- Task statement: Select every line containing the word "code" from the material, and copy those lines.

---*---

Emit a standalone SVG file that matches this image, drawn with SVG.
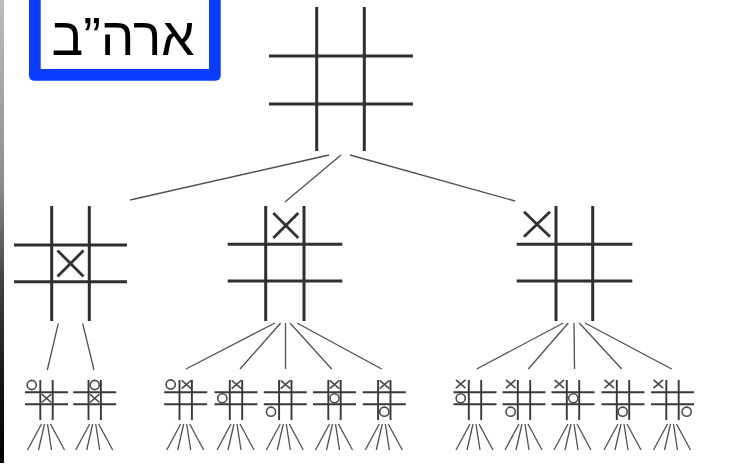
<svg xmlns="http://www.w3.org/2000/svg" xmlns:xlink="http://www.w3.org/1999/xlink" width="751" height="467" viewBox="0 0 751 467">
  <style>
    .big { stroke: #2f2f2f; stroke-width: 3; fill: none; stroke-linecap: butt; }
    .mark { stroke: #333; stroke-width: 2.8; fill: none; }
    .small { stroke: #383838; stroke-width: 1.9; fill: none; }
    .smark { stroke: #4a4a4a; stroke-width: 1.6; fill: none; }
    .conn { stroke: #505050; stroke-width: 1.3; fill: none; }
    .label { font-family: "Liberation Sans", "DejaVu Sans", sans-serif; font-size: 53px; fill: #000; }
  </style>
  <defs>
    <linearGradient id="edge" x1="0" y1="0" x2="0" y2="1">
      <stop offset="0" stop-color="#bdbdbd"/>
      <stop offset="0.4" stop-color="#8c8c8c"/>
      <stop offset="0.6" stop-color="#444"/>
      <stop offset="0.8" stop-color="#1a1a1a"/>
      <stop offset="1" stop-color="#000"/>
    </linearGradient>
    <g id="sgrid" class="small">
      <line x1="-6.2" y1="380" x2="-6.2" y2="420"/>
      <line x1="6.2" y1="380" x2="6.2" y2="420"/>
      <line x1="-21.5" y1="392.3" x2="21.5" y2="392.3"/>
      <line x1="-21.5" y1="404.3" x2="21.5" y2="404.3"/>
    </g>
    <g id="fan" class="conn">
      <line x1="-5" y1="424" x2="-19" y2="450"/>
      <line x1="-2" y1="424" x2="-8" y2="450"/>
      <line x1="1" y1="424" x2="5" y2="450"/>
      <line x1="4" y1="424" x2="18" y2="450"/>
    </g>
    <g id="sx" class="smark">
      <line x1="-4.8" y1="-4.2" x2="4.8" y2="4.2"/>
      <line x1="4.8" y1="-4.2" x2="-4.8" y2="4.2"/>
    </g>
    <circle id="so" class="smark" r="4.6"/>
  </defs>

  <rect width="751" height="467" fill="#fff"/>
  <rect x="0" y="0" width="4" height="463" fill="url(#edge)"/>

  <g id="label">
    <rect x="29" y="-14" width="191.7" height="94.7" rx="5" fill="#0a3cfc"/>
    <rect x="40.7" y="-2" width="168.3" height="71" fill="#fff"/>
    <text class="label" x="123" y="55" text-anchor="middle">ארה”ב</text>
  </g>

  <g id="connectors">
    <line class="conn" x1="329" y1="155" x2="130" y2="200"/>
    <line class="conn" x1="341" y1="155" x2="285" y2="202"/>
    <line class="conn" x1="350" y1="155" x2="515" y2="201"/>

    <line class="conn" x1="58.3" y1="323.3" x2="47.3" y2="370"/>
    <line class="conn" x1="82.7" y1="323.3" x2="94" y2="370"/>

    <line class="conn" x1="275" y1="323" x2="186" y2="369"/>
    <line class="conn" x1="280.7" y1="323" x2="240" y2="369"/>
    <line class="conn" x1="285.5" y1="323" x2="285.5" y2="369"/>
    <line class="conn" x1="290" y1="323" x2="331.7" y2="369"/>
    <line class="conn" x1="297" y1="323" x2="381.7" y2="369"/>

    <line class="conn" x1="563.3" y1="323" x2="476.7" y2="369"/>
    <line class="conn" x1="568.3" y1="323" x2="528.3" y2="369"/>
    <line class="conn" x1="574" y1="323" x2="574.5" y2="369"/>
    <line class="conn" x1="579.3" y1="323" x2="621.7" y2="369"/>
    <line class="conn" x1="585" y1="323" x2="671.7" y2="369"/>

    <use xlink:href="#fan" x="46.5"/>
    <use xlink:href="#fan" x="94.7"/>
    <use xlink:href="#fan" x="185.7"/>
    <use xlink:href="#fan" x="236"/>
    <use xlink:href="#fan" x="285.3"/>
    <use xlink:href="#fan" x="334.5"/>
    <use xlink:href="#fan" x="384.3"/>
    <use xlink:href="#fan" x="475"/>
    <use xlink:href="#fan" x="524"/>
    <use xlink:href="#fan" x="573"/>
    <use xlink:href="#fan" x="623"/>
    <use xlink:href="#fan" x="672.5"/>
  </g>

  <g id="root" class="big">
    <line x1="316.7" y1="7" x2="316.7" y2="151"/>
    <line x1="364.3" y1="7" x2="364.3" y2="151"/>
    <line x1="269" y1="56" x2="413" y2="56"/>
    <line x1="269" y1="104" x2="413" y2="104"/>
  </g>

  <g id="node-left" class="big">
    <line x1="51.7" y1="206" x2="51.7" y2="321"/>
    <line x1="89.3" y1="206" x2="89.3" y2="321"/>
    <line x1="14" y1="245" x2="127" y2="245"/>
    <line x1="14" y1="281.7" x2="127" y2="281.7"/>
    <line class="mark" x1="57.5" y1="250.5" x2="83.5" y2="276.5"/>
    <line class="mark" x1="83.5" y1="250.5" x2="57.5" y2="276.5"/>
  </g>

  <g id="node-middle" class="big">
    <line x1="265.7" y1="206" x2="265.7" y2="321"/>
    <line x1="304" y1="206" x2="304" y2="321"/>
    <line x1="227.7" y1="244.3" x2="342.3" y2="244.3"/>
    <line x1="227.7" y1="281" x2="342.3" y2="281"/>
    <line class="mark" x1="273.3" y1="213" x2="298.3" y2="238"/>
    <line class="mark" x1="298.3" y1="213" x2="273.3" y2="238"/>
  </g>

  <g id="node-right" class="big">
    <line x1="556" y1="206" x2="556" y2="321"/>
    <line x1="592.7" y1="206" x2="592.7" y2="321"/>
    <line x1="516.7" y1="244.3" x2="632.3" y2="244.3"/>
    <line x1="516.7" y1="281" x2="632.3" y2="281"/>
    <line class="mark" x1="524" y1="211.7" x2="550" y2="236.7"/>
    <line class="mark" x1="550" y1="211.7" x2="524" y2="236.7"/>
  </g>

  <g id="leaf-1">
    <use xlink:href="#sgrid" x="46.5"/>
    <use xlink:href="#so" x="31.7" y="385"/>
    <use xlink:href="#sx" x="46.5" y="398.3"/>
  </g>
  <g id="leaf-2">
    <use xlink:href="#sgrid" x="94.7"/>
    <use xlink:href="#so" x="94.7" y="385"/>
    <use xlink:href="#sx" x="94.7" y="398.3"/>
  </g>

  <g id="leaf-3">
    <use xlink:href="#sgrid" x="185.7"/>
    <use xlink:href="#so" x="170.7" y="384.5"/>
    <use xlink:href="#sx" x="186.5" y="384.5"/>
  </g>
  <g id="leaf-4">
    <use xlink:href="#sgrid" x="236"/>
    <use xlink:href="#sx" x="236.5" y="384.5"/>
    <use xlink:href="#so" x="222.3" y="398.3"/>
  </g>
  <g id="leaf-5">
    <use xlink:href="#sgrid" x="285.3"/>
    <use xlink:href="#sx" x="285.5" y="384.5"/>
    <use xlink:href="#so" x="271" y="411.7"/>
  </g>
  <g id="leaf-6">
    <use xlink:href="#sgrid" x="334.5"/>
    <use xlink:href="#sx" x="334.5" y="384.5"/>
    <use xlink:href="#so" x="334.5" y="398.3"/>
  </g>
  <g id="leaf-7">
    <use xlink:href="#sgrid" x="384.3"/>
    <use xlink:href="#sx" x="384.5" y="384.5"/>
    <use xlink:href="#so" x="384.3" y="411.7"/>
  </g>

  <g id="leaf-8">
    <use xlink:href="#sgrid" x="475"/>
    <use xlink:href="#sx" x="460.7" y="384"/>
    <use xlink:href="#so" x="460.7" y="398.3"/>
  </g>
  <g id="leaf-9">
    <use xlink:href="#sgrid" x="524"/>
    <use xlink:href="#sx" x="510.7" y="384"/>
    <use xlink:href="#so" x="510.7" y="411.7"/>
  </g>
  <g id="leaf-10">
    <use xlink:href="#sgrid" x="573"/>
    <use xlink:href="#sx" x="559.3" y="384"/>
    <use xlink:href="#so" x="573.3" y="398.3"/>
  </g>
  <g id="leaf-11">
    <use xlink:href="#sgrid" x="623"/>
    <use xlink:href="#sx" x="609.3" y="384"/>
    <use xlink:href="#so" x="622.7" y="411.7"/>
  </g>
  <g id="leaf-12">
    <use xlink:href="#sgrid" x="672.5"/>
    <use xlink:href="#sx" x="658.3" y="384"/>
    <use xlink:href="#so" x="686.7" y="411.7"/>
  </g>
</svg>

---*---

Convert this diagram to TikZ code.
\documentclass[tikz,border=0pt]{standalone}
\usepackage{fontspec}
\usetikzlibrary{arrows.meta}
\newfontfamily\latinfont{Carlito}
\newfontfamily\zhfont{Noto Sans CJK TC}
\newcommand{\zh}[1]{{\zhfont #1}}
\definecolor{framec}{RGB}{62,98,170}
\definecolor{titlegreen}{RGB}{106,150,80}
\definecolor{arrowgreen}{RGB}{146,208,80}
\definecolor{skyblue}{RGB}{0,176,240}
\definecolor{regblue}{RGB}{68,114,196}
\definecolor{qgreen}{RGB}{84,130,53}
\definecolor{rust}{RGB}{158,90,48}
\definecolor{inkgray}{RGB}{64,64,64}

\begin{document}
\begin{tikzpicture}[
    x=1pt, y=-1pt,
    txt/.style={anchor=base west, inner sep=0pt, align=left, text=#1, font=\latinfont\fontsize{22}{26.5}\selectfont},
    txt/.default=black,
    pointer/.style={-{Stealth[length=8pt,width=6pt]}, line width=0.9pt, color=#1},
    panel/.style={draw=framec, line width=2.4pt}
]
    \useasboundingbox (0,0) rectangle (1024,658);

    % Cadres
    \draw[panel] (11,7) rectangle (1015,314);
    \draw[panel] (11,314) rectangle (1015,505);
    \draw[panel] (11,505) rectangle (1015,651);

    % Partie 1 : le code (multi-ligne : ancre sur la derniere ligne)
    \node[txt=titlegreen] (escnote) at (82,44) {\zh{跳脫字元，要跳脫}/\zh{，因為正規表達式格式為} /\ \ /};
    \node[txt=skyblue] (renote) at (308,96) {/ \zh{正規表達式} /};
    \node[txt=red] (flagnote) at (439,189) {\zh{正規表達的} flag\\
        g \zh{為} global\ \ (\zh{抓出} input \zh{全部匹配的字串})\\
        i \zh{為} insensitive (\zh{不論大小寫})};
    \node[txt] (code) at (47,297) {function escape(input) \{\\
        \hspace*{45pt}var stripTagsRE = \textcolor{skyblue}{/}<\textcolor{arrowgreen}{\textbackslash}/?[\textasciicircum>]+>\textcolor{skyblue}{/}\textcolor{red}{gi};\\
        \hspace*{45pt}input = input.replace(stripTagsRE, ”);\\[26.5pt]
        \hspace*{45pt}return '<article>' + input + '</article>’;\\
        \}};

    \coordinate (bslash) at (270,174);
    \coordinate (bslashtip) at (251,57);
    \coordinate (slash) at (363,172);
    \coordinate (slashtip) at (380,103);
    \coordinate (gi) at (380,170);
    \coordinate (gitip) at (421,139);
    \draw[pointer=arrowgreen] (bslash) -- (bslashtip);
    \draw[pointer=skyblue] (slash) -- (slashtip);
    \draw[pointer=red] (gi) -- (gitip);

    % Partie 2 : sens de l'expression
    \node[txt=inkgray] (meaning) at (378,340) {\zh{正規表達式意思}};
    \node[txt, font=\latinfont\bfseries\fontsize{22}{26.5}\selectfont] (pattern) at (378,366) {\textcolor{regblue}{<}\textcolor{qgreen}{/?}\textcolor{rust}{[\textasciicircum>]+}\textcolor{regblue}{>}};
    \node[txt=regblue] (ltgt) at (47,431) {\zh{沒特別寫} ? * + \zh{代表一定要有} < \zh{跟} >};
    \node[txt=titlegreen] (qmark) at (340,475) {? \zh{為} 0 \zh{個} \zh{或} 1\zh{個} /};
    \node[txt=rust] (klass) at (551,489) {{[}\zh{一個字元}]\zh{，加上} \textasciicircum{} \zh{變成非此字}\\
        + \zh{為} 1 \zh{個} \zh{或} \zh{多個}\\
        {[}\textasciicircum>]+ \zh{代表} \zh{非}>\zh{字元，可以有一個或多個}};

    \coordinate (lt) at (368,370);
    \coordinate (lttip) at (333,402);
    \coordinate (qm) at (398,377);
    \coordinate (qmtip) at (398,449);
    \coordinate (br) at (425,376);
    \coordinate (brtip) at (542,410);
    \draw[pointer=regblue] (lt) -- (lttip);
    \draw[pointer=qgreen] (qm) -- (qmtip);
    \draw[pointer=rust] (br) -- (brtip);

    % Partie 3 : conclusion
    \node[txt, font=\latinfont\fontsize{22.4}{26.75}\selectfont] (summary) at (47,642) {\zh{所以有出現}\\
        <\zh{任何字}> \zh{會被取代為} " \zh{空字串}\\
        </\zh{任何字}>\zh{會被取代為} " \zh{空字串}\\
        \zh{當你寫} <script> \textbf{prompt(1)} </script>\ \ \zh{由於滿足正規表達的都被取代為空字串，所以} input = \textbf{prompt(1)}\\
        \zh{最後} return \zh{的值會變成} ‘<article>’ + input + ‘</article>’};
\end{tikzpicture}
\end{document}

---*---

- Written solution:
Convert this diagram to TikZ code.
    % Partie 1 : le code (multi-ligne : ancre sur la derniere ligne)
    \node[txt] (code) at (47,297) {function escape(input) \{\\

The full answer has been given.